Stairs fascinated me. From my earliest memories, I loved to climb stairs, and was one of those kids to whom property and ownership didn’t mean a thing. If stairs were there, I climbed up them. Nobody stopped me, because it wasn’t often that I found any stairs to climb. Our house didn’t have stairs, and neither did the homes of any of my friends.
I clearly remember one time before I started school, when I was at a railway station with Mum, waiting for a train. In those days there was a signal box at most stations, manned by a signalman, who had to climb this long flight of stairs to reach the room where the levers were, and to change them as required so that the trains ran on the right tracks. The spectacular view he enjoyed from this vantage point appealed to me, but the idea of confronting the man did not.
On this particular day, I was climbing up those stairs, but only the first dozen or so. I had no wish to encounter the signalman. Mum told me to go right to the top and talk to the man. Oh no! I wasn’t about to do any such thing! Climbing stairs was one thing, encountering somebody at the top was not on my agenda.
Suddenly the door to the highly-elevated room opened, and there was the signalman, dressed in his Railway uniform of black trousers and jacket and cap, and there was this little terrified brat near the bottom of the stairs, inching her way backwards down them. The signalman was an improvement on most of the men I had come across before. He actually smiled at me and invited me to come up and view his signal box. I looked at Mum and she was smiling too, and telling me to “go on!”

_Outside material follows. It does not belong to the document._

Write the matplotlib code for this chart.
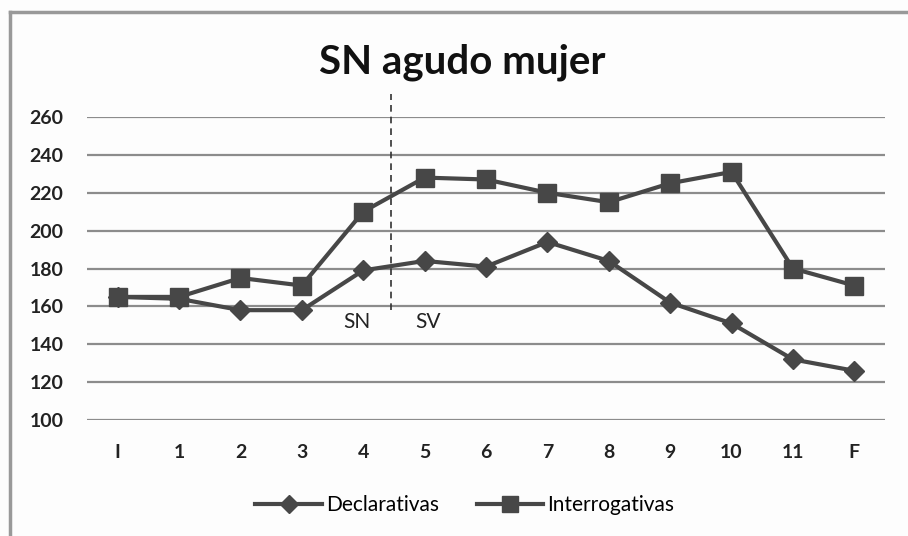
import numpy as np
import matplotlib as mpl
import matplotlib.pyplot as plt
from matplotlib.lines import Line2D

mpl.rcParams['font.family'] = ['Lato', 'DejaVu Sans']

categories = ['I', '1', '2', '3', '4', '5', '6', '7', '8', '9', '10', '11', 'F']
declarativas = [165, 164, 158, 158, 179, 184, 181, 194, 184, 162, 151, 132, 126]
interrogativas = [165, 165, 175, 171, 210, 228, 227, 220, 215, 225, 231, 180, 171]
yticks = [100, 120, 140, 160, 180, 200, 220, 240, 260]

line_col = '#474747'
grid_col = '#8c8c8c'

fig = plt.figure(figsize=(9.08, 5.36), dpi=100)
fig.patch.set_facecolor('#fdfdfd')
ax = fig.add_axes([87 / 908, 1 - 420 / 536, 798 / 908, 303 / 536])
ax.set_facecolor('#fdfdfd')

x = np.arange(len(categories))
ax.plot(x, declarativas, color=line_col, lw=3, marker='D', ms=10, label='Declarativas')
ax.plot(x, interrogativas, color=line_col, lw=3, marker='s', ms=12.5, label='Interrogativas')

ax.set_xlim(-0.5, len(categories) - 0.5)
ax.set_ylim(100, 260)
ax.set_yticks(yticks)
ax.set_xticks(x)
ax.set_xticklabels(categories)
ax.tick_params(length=0, labelsize=14, colors='#222222')
ax.tick_params(axis='x', pad=17)
ax.tick_params(axis='y', pad=17)
for t in ax.get_xticklabels() + ax.get_yticklabels():
    t.set_fontweight('bold')
ax.grid(axis='y', color=grid_col, lw=1.6)
ax.set_axisbelow(True)
for s in ax.spines.values():
    s.set_visible(False)

# SN / SV boundary
ax.plot([4.45, 4.45], [158, 272], color='#333333', lw=1.2, ls=(0, (4, 3)), clip_on=False)
ax.text(3.89, 151.5, 'SN', ha='center', va='center', fontsize=15, color='#222222')
ax.text(5.05, 151.5, 'SV', ha='center', va='center', fontsize=15, color='#222222')

fig.text(462 / 908, 1 - 62 / 536, 'SN agudo mujer', ha='center', va='center',
         fontsize=29, fontweight='bold', color='#111111')

handles = [Line2D([], [], color=line_col, lw=3, marker='D', ms=9),
           Line2D([], [], color=line_col, lw=3, marker='s', ms=12)]
fig.legend(handles, ['Declarativas', 'Interrogativas'], loc='center',
           bbox_to_anchor=(465 / 908, 1 - 505 / 536), ncol=2, frameon=False,
           fontsize=15, handlelength=3.2, columnspacing=1.8, handletextpad=0.2)

# outer chart frame (left and top edges visible)
fig.add_artist(Line2D([10 / 908, 10 / 908], [0, 1 - 12 / 536], color='#999999', lw=2.5,
                      transform=fig.transFigure))
fig.add_artist(Line2D([10 / 908, 1], [1 - 12 / 536, 1 - 12 / 536], color='#999999', lw=2.5,
                      transform=fig.transFigure))

fig.savefig('out.png', dpi=100, facecolor=fig.get_facecolor())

I got up those stairs in record time, and entered the magic room that was full of big metal levers, some facing one way and some another. You could see for miles up there. I was totally enraptured, and it got even better when the signalman had to change something, and he thrust one of the levers from its current position to face the other way. I wanted him to change some others, but apparently that would result in a disaster. The signalman explained to me that if he moved any other levers, it might derail the train.
I knew about trains being derailed. Trains were a part of my childhood, my father was an engine driver, and even at a young age I knew better than to wish a derailment on anyone.
In hindsight, I don’t believe the signalman had any business letting a child into the signal box. Engine drivers also had no business letting kids ride in the engine, but most of them did. I never rode in the engine of my father’s train. I was much older than four years before I summoned up the courage to get in an engine, and by that time my father had left the Railways.
The other area of the Railways that provided something for me to climb was the water tower. This was a very tall structure from which the engine driver and his fireman had to fill the engine tanks with water to create the steam that drove the engine. Most of the local kids climbed up that long ladder sooner or later. I climbed up it when I was about 8, and it was really scary looking down to the ground from that height. When the steam trains were phased out in favour of diesel-powered trains, the water towers went too.
I don’t have any photos of either water towers or signal boxes, so I found a picture of each on the internet, both New Zealand pictures, which closely resemble the ones from my childhood. I think it’s fair to say that these structures appeared much larger when viewed through a child’s eyes than they would if I could see them today.